Really? Figure skating? I take issue, first, with anything that is subjectively judged by other people, and involves no actual direct competition between participants. That's not a sport. But, unlike judging in other...events..., figure skating judges evaluate things like costume and music. The Olympics should be neither a beauty pageant nor a theater competition.

So first: the sports have questionable value, as competitions and as entertainment. Participants don't compete against one another, judges increase subjectivity. The only game that requires true teamwork and strategy is hockey (which I think is deserving of its reputation). While some of these problems may plague the Summer Games as well, they are limited to a few events; they define the winter games.
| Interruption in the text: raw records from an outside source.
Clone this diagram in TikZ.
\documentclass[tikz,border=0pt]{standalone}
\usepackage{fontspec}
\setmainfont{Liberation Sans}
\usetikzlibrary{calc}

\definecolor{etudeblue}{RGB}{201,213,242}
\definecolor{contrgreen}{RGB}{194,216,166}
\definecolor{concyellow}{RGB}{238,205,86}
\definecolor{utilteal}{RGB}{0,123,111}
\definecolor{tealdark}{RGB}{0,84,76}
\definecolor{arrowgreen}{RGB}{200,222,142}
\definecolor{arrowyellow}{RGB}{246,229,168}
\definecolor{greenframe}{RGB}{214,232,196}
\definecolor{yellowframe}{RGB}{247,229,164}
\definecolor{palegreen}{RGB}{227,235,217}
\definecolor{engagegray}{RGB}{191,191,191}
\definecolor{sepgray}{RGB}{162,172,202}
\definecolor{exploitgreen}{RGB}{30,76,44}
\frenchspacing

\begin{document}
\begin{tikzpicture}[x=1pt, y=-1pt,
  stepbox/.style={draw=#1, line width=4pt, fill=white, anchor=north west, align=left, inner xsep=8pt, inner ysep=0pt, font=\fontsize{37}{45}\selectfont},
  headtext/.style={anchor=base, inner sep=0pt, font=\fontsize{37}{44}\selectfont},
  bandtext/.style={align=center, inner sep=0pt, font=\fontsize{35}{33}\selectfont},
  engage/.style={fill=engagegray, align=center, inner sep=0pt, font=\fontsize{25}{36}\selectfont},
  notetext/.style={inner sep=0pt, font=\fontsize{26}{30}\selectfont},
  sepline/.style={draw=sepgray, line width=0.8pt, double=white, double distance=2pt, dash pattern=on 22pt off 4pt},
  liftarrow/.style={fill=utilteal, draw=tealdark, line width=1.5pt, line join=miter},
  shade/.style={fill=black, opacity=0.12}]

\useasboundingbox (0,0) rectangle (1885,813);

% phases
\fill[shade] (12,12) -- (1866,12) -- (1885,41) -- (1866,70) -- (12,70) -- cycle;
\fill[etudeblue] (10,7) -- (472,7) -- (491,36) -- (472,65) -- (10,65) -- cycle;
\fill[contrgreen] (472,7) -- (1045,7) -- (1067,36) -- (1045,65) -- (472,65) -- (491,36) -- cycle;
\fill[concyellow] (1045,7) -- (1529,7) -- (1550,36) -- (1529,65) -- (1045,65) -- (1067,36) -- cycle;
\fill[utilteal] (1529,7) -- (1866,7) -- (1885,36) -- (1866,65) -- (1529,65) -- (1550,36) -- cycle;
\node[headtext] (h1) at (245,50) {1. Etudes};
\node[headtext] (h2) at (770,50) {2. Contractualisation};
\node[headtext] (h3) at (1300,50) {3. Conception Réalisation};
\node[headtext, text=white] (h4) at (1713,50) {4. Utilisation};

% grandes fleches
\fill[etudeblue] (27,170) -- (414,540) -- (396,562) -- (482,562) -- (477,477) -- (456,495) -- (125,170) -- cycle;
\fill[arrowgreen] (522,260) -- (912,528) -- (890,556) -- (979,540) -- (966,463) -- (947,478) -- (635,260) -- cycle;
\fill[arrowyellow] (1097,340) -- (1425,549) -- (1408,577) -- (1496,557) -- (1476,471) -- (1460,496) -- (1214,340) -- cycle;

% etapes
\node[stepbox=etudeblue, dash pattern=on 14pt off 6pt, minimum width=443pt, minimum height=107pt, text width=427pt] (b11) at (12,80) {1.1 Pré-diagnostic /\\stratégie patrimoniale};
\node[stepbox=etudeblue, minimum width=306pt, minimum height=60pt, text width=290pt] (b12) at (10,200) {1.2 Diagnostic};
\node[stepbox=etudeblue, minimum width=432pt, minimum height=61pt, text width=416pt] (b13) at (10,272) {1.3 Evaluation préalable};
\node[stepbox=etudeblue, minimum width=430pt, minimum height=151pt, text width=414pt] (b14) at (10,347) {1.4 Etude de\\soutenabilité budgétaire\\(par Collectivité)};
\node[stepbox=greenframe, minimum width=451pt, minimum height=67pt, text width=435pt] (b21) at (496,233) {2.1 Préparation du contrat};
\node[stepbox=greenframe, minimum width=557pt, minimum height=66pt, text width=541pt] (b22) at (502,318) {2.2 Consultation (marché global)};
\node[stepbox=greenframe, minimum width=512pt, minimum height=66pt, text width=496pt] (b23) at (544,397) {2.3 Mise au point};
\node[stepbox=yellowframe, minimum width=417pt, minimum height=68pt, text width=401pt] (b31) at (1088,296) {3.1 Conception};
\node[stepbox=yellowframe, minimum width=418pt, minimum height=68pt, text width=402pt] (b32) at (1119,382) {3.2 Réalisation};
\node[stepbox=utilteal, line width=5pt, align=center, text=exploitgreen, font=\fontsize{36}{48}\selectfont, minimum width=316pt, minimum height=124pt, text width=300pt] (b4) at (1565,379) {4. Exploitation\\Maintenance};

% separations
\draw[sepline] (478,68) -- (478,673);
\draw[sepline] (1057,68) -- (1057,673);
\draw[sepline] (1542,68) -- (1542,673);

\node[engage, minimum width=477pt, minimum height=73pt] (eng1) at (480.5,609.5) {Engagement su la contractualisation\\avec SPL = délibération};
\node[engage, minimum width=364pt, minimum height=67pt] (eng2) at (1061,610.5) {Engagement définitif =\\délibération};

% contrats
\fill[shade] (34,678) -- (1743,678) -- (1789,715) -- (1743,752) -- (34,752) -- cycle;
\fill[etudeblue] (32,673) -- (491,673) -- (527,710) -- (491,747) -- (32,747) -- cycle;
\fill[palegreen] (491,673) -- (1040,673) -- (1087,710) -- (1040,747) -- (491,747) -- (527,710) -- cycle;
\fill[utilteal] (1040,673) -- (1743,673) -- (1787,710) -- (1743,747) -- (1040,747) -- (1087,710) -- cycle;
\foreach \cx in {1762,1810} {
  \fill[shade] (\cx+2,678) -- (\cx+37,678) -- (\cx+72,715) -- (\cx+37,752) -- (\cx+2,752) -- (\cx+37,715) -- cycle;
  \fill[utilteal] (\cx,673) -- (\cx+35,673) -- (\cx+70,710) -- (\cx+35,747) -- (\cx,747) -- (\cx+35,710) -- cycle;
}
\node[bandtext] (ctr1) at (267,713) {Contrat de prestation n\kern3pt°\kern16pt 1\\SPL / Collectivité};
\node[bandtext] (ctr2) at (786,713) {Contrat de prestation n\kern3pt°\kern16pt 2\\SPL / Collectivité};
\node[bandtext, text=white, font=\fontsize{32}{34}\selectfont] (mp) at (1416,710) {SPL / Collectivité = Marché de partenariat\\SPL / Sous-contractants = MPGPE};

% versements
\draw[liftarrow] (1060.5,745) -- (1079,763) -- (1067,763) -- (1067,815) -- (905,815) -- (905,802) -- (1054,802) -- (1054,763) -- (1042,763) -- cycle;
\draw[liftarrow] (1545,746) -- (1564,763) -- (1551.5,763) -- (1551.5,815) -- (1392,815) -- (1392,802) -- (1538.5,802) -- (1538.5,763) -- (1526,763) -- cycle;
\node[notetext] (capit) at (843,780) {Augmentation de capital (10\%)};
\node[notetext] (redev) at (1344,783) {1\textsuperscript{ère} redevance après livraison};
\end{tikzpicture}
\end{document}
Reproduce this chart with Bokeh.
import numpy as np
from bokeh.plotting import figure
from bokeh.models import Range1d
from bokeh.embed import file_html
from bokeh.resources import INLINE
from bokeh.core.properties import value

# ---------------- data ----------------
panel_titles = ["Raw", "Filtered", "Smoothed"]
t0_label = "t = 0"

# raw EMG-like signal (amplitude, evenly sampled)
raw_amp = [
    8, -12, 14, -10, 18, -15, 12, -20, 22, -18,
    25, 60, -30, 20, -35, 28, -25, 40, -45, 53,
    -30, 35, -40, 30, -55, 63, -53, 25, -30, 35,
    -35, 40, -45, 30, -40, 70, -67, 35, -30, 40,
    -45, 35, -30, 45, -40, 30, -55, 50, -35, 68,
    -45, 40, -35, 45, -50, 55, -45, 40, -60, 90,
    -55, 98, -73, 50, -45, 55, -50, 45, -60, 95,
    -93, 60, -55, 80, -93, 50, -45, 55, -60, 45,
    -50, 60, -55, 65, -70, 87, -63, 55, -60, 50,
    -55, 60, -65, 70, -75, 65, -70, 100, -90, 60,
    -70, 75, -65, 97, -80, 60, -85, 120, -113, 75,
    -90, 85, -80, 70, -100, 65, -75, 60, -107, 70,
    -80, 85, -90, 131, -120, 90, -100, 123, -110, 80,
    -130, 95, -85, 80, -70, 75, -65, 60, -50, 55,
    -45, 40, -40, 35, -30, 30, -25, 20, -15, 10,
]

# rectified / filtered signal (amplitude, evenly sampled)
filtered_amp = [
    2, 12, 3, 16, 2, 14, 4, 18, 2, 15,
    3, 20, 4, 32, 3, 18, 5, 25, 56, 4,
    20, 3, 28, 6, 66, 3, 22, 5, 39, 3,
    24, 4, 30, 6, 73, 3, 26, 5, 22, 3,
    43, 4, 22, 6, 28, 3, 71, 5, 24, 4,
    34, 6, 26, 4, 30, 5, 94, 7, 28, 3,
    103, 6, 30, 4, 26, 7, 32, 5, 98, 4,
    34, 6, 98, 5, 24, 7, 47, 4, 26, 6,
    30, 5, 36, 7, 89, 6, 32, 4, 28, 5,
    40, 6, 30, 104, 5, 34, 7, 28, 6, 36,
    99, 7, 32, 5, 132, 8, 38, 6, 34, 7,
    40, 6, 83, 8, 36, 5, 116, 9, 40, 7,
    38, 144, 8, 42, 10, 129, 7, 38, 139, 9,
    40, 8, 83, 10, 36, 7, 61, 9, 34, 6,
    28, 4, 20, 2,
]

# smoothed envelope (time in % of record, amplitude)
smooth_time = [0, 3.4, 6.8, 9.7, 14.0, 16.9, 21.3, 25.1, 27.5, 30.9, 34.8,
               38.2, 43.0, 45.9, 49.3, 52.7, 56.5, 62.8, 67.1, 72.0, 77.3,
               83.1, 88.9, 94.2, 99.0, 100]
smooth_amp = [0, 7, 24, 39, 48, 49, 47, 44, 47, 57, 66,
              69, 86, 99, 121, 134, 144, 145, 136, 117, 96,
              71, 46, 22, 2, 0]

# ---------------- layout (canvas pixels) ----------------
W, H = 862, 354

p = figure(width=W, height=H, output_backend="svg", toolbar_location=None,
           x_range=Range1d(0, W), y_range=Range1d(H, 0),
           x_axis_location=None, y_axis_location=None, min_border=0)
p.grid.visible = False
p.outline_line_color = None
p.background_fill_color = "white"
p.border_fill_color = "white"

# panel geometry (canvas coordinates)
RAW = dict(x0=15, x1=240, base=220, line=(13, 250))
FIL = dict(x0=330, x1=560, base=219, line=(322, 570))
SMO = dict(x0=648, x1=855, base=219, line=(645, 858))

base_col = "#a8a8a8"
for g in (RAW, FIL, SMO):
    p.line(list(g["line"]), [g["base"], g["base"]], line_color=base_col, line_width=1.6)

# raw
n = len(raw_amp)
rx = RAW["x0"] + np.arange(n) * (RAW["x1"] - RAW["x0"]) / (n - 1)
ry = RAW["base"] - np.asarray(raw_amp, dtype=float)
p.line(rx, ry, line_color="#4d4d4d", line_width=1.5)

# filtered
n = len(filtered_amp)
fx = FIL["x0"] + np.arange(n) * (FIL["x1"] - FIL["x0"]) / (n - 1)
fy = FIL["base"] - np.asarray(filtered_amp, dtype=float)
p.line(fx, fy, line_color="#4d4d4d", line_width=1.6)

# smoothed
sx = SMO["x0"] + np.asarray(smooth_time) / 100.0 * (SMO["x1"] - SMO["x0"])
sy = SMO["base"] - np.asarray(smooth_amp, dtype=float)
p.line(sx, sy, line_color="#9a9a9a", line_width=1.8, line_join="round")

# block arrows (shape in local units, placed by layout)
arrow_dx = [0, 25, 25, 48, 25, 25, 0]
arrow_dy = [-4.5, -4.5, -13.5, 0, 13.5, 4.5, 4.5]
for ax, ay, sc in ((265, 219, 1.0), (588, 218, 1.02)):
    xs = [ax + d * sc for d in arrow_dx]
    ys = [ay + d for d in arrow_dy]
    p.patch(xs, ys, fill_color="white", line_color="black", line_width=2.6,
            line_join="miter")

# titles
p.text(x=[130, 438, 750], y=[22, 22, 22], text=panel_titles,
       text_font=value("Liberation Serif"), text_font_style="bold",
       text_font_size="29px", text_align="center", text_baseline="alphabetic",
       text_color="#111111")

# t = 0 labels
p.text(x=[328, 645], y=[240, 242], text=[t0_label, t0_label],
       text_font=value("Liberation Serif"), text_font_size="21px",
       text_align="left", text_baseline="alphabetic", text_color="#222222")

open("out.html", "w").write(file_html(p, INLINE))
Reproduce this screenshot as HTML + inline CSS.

Second, the entire concept disenfranchises half of the globe. It's inherently climate-biased. There's a reason the games have only ever been held in Europe, North America, and Japan: you have to have snow to practice/participate. This is a foolish system for a competitive event that claims to bring together the world. What would Finland say if someone introduced dune boarding? Olympic sports, allowing all countries across the globe to compete, should be sports that can be played anywhere regardless of climate (yes, this would exclude sailing).

*Edit: I have recently learned that there is actually a section in the Olympic charter requiring a place to have ice and snow to host the Winter Olympics. This means that those few counties in the South that get snow in the winter would still not be able to host, because their winter is at the opposite time of the winter olympics

Origins

OK, there aren't really any. I just decided I have too many thoughts floating around and too little to do, so I'll spend my free time putting them here. Once I have national international fame, I'll start making piles of cash off the ads and use the revenue to feed the starving in Africa.
I was trying to come up with a title that involved a pun on "rambles" and "shambles." You can probably see why.

I also considered the title "3AM philosophy", which is much of what will be on here. My rants, thoughts, pontifications, attempts at something profound.

I have a very large backlog of thoughts to put down, so I suspect my postings will be excessively long and large in quantity at first. The beauty of the internet is that I get to feel like I'm putting my thoughts into cyberspace when in reality no one is reading it. I get the benefits of feeling social without the disadvantages of having people actually learn anything about me.